Saudades
Saudades
Nos contos de fadas aparece sempre uma madrasta que é considerada um infortúnio, que o digam a Bela Adormecida e a Branca de Neve, heroínas preferidas das histórias infantis que me contava a minha Avó. A minha não é assim tão má, mas as crianças sentem o que sentem e há muito tempo que eu sei que não sou a menina dos seus olhos.
O meu Pai, do seu novo casamento, tem duas filhas, a Joana e a Mariana, e eu sei que ele gosta bem mais delas do que de mim.
Às vezes, quando, pela noitinha, passam pela janela do meu quarto os faróis dos automóveis, brilhando primeiro numa parede e depois noutra, até desaparecerem, ou quando ouço o roncar de um motor ou o chiar de um pneu, penso:
“É o meu Pai!”
Mas nunca é, ou quase nunca. E eu tenho saudades, saudades do seu riso cristalino como as águas dos rios e da sua voz macia como as asas das borboletas.
Não sei exactamente como explicar o que são “Saudades”, só sei que doem, doem como quando levamos um murro no estômago e queremos vomitar, o coração para e a tristeza sobe na nossa garganta como uma espécie de nó cego, muito apertado, até que as lágrimas vêm em nosso auxílio. Depois fechamos os olhos e aceitamos. Mas dói aceitar.
As saudades curam-se como as doenças, como as gripes. Só que um dia, quando já não nos lembramos, acabam por voltar com pezinhos de lã.

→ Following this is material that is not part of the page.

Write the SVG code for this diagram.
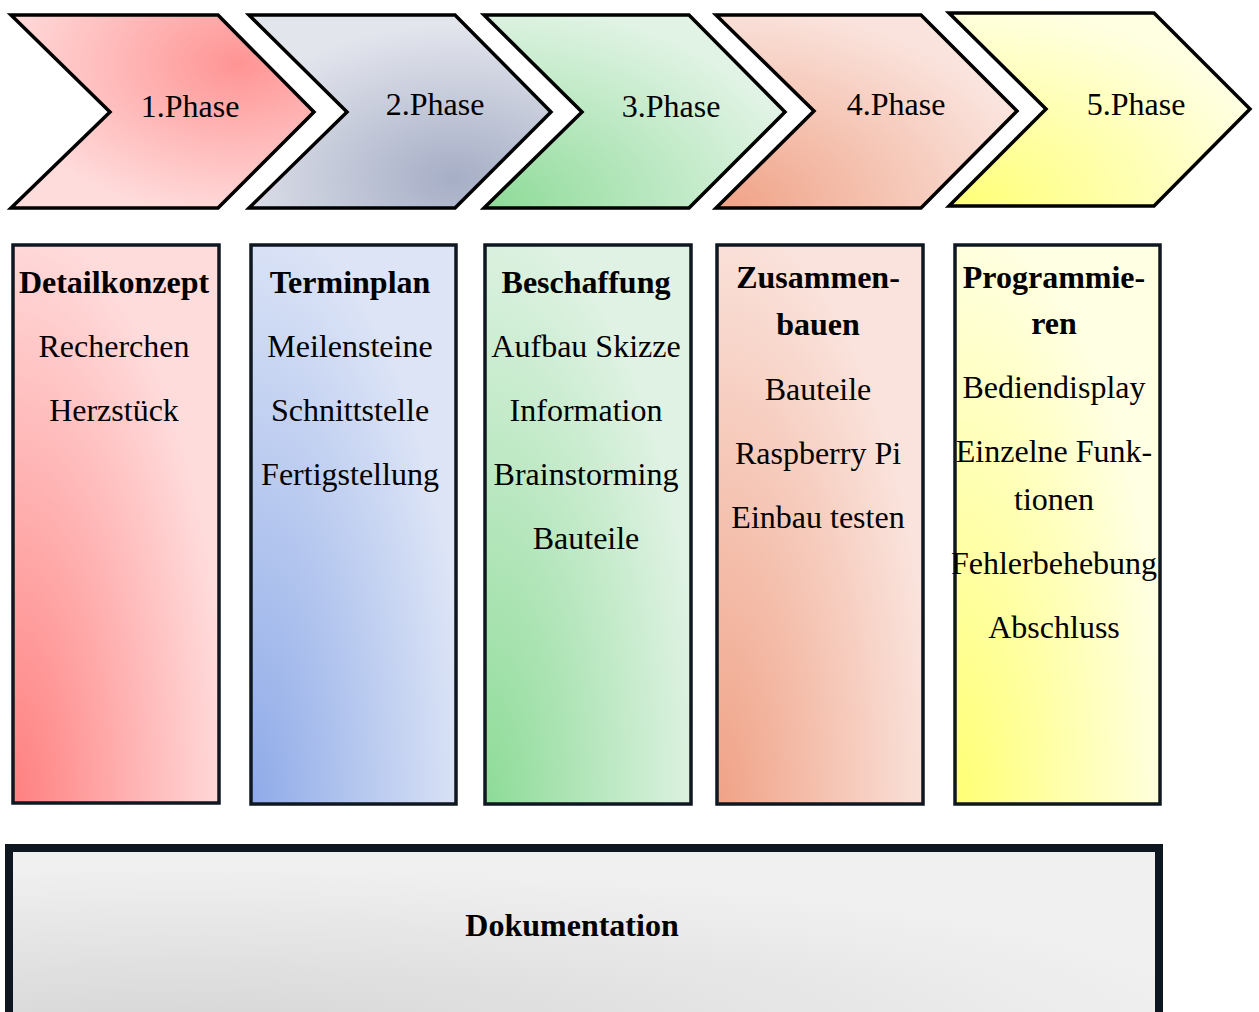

Sempre que eu tenho saudades, é assim que eu sinto, mas depois adormeço e quando a manhã acorda, da cozinha da minha Avó, sobe um delicioso
aroma a chocolate. Eu corro até lá e pergunto:
- Avó, quando a minha mãe morreu, porque não ficou o meu Pai comigo?
A minha Avó levanta um olho e depois outro e não responde, a não ser que eu considere resposta a maneira furiosa como ela desata a limpar o chão, o fogão, as paredes…
Nesse momento, as coisas ficam mais claras na minha cabeça:
O meu Pai não me quis ou, muito simplesmente, não soube cuidar de mim, que isto de uma criança pequena deve dar muito trabalho.
Então suspiro baixinho e parece que passam cem anos até a minha Avó responder:
- Não é bom olhar para o passado, porque o passado é um armário cheio de esqueletos e fantasmas.
Então penso que ela tem razão, abraço-a e sou feliz.